- Exercise task: Write out every line exactly, from the start of the records below to the line with "const y = d3.scaleLinear().domain([0, 30]).range([plotH, 0]);", and stop there. Don't write out the pictures.

- Extracted entries:
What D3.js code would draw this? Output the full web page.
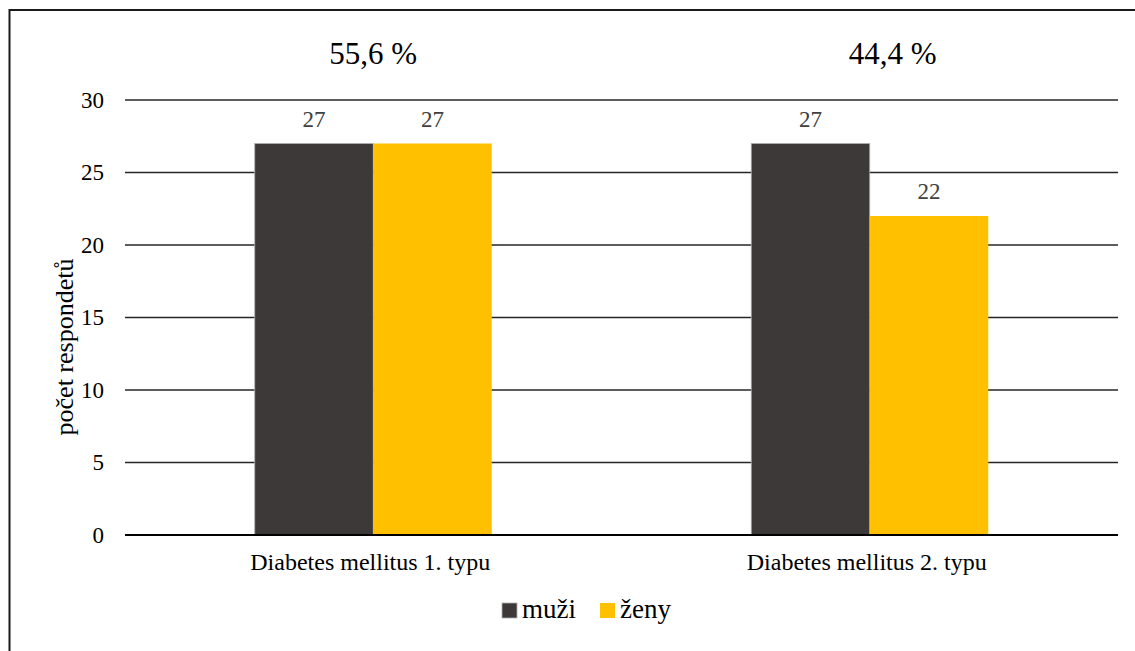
<!DOCTYPE html>
<html>
<head>
<meta charset="utf-8">
<script src="https://cdn.jsdelivr.net/npm/d3@7"></script>
<style>
  html, body { margin: 0; padding: 0; background: #fff; }
  svg { display: block; }
  svg text { font-family: 'Liberation Serif', 'Times New Roman', serif; }
</style>
</head>
<body>
<svg id="chart" width="1135" height="651"></svg>
<script>
// Respondents by diabetes type and sex
const categories = ["Diabetes mellitus 1. typu", "Diabetes mellitus 2. typu"];
const seriesNames = ["muži", "ženy"];
const muzi = [27, 27];
const zeny = [27, 22];
const shareLabels = ["55,6 %", "44,4 %"];
const yTicks = [0, 5, 10, 15, 20, 25, 30];
const colors = ["#3d3938", "#ffc000"];

const serif = "'Liberation Serif', 'Times New Roman', serif";
const svg = d3.select("#chart");
const W = 1135, H = 651;
const margin = { left: 125, right: 17, top: 100, bottom: 116 };
const plotW = W - margin.left - margin.right;
const plotH = H - margin.top - margin.bottom;

// outer frame (continues past the right and bottom edges)
svg.append("rect")
  .attr("x", 9.5).attr("y", 10)
  .attr("width", W + 20).attr("height", H + 20)
  .attr("fill", "none").attr("stroke", "#1a1a1a").attr("stroke-width", 2);

const g = svg.append("g").attr("transform", `translate(${margin.left},${margin.top})`);

const x0 = d3.scaleBand().domain(categories).range([0, plotW]).paddingInner(0).paddingOuter(0);
const x1 = d3.scaleBand().domain(seriesNames).range([0, x0.bandwidth()]).paddingInner(0).paddingOuter(1.095);
const y = d3.scaleLinear().domain([0, 30]).range([plotH, 0]);

// horizontal grid
g.append("g").selectAll("line")
  .data(yTicks.filter(d => d > 0))
  .join("line")
  .attr("x1", 0).attr("x2", plotW)
  .attr("y1", d => y(d)).attr("y2", d => y(d))
  .attr("stroke", "#262626").attr("stroke-width", 1.4);

// y axis labels
const yAxis = g.append("g")
  .call(d3.axisLeft(y).tickValues(yTicks).tickSize(0).tickPadding(21).tickFormat(d3.format("d")));
yAxis.attr("font-family", null).attr("font-size", null);
yAxis.select(".domain").remove();
yAxis.selectAll("text")
  .style("font-family", serif)
  .style("font-size", "23px").attr("fill", "#000");

// bars
const rows = categories.map((c, i) => ({ cat: c, values: [muzi[i], zeny[i]] }));
const grp = g.selectAll(".grp").data(rows).join("g")
  .attr("class", "grp")
  .attr("transform", d => `translate(${x0(d.cat)},0)`);

grp.selectAll("rect")
  .data(d => d.values.map((v, j) => ({ s: seriesNames[j], v, j })))
  .join("rect")
  .attr("x", d => x1(d.s))
  .attr("y", d => y(d.v))
  .attr("width", x1.bandwidth())
  .attr("height", d => plotH - y(d.v))
  .attr("fill", d => colors[d.j])
  .attr("stroke", d => d.j === 0 ? "#b0b0b0" : "none")
  .attr("stroke-width", 0.8);

// value labels
grp.selectAll("text.val")
  .data(d => d.values.map((v, j) => ({ s: seriesNames[j], v, j })))
  .join("text")
  .attr("class", "val")
  .attr("x", d => x1(d.s) + x1.bandwidth() / 2)
  .attr("y", d => y(d.v) - 17)
  .attr("text-anchor", "middle")
  .style("font-family", serif)
  .style("font-size", "23px").attr("fill", "#404040")
  .text(d => d.v);

// share of respondents per type
g.selectAll("text.share").data(categories).join("text")
  .attr("class", "share")
  .attr("x", (d, i) => x0(d) + x0.bandwidth() / 2 + (i === 1 ? 23 : 0))
  .attr("y", -36)
  .attr("text-anchor", "middle")
  .style("font-family", serif)
  .style("font-size", "31px").attr("fill", "#000")
  .text((d, i) => shareLabels[i]);

// baseline
g.append("line")
  .attr("x1", 0).attr("x2", plotW)
  .attr("y1", y(0)).attr("y2", y(0))
  .attr("stroke", "#000").attr("stroke-width", 2.2);

// category labels
g.selectAll("text.cat").data(categories).join("text")
  .attr("class", "cat")
  .attr("x", d => x0(d) + x0.bandwidth() / 2 - 3)
  .attr("y", plotH + 35)
  .attr("text-anchor", "middle")
  .style("font-family", serif)
  .style("font-size", "24px").attr("fill", "#000")
  .text(d => d);

// y axis title
svg.append("text")
  .attr("transform", `translate(73,347) rotate(-90)`)
  .attr("text-anchor", "middle")
  .style("font-family", serif)
  .style("font-size", "26px").attr("fill", "#000")
  .text("počet respondetů");

// legend
const legend = svg.append("g").attr("transform", "translate(502,603)");
const items = legend.selectAll("g").data(seriesNames).join("g")
  .attr("transform", (d, i) => `translate(${i * 98},0)`);
items.append("rect")
  .attr("width", 15).attr("height", 15)
  .attr("fill", (d, i) => colors[i])
  .attr("stroke", (d, i) => i === 0 ? "#b0b0b0" : "none")
  .attr("stroke-width", 0.8);
items.append("text")
  .attr("x", 20).attr("y", 15)
  .style("font-family", serif)
  .style("font-size", "27px").attr("fill", "#000")
  .text(d => d);
</script>
</body>
</html>
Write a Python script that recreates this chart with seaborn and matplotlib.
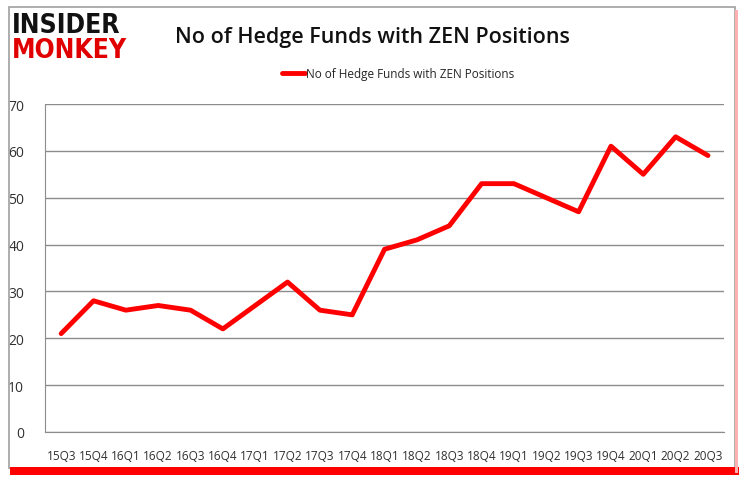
import numpy as np
import pandas as pd
import matplotlib
matplotlib.use("Agg")
import matplotlib.pyplot as plt
import seaborn as sns
from matplotlib.patches import Rectangle

# data
quarters = ["15Q3", "15Q4", "16Q1", "16Q2", "16Q3", "16Q4", "17Q1", "17Q2", "17Q3", "17Q4",
            "18Q1", "18Q2", "18Q3", "18Q4", "19Q1", "19Q2", "19Q3", "19Q4", "20Q1", "20Q2", "20Q3"]
funds = [21, 28, 26, 27, 26, 22, 27, 32, 26, 25,
         39, 41, 44, 53, 53, 50, 47, 61, 55, 63, 59]
series_name = "No of Hedge Funds with ZEN Positions"

df = pd.DataFrame({"pos": np.arange(len(quarters)), "funds": funds})

sns.set_style("white")
plt.rcParams['font.family'] = ['Open Sans', 'DejaVu Sans']

fig = plt.figure(figsize=(7.45, 4.81), dpi=100)
ax = fig.add_axes([0.0604, 0.0998, 0.9116, 0.6819])

# frame around the whole picture, with red shadow
fig.patches.append(Rectangle((0.012, 0.025), 0.975, 0.958, transform=fig.transFigure,
                             fill=False, edgecolor="#a0a0a0", linewidth=1.2, zorder=0))
fig.patches.append(Rectangle((0.014, 0.010), 0.978, 0.017, transform=fig.transFigure,
                             facecolor="#ff0000", edgecolor="none", zorder=0))
fig.patches.append(Rectangle((0.986, 0.015), 0.005, 0.962, transform=fig.transFigure,
                             facecolor="#ffb0b0", edgecolor="none", zorder=0))

sns.lineplot(data=df, x="pos", y="funds", color="#ff0000", linewidth=3.5,
             label=series_name, ax=ax)

ax.set_xlim(-0.5, len(quarters) - 0.5)
ax.set_ylim(0, 70)
ax.set_yticks(range(0, 71, 10))
ax.set_xticks(df["pos"])
ax.set_xticklabels(quarters, fontsize=8.5, color="#303030")
ax.set_xticks(np.arange(-0.5, len(quarters), 1), minor=True)
ax.tick_params(axis="x", which="major", length=0, pad=12)
ax.tick_params(axis="x", which="minor", length=5, color="#888888", direction="out")
ax.tick_params(axis="y", length=5, color="#888888", labelsize=10, labelcolor="#303030", pad=10)
ax.set_xlabel("")
ax.set_ylabel("")
ax.grid(axis="y", color="#8c8c8c", linewidth=1)
for s in ["top", "right"]:
    ax.spines[s].set_visible(False)
ax.spines["left"].set_color("#8c8c8c")
ax.spines["bottom"].set_color("#8c8c8c")

leg = ax.legend(loc="lower center", bbox_to_anchor=(0.52, 1.04), frameon=False,
                fontsize=8.5, handlelength=2.0, handletextpad=0.1)

fig.text(0.50, 0.922, series_name, ha="center", va="center", fontsize=15.5,
         fontweight="semibold", color="#111111")

# logo
fig.text(0.016, 0.945, "INSIDER", ha="left", va="center", fontsize=19, fontweight="heavy",
         color="#111111", family=["DejaVu Sans"], stretch="condensed")
fig.text(0.016, 0.893, "MONKEY", ha="left", va="center", fontsize=19, fontweight="heavy",
         color="#e00000", family=["DejaVu Sans"], stretch="condensed")

fig.savefig("out.png", dpi=100, facecolor="white")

- Solution for this problem:
What D3.js code would draw this? Output the full web page.
<!DOCTYPE html>
<html>
<head>
<meta charset="utf-8">
<script src="https://cdn.jsdelivr.net/npm/d3@7"></script>
<style>
  html, body { margin: 0; padding: 0; background: #fff; }
  svg { display: block; }
  svg text { font-family: 'Liberation Serif', 'Times New Roman', serif; }
</style>
</head>
<body>
<svg id="chart" width="1135" height="651"></svg>
<script>
// Respondents by diabetes type and sex
const categories = ["Diabetes mellitus 1. typu", "Diabetes mellitus 2. typu"];
const seriesNames = ["muži", "ženy"];
const muzi = [27, 27];
const zeny = [27, 22];
const shareLabels = ["55,6 %", "44,4 %"];
const yTicks = [0, 5, 10, 15, 20, 25, 30];
const colors = ["#3d3938", "#ffc000"];

const serif = "'Liberation Serif', 'Times New Roman', serif";
const svg = d3.select("#chart");
const W = 1135, H = 651;
const margin = { left: 125, right: 17, top: 100, bottom: 116 };
const plotW = W - margin.left - margin.right;
const plotH = H - margin.top - margin.bottom;

// outer frame (continues past the right and bottom edges)
svg.append("rect")
  .attr("x", 9.5).attr("y", 10)
  .attr("width", W + 20).attr("height", H + 20)
  .attr("fill", "none").attr("stroke", "#1a1a1a").attr("stroke-width", 2);

const g = svg.append("g").attr("transform", `translate(${margin.left},${margin.top})`);

const x0 = d3.scaleBand().domain(categories).range([0, plotW]).paddingInner(0).paddingOuter(0);
const x1 = d3.scaleBand().domain(seriesNames).range([0, x0.bandwidth()]).paddingInner(0).paddingOuter(1.095);
const y = d3.scaleLinear().domain([0, 30]).range([plotH, 0]);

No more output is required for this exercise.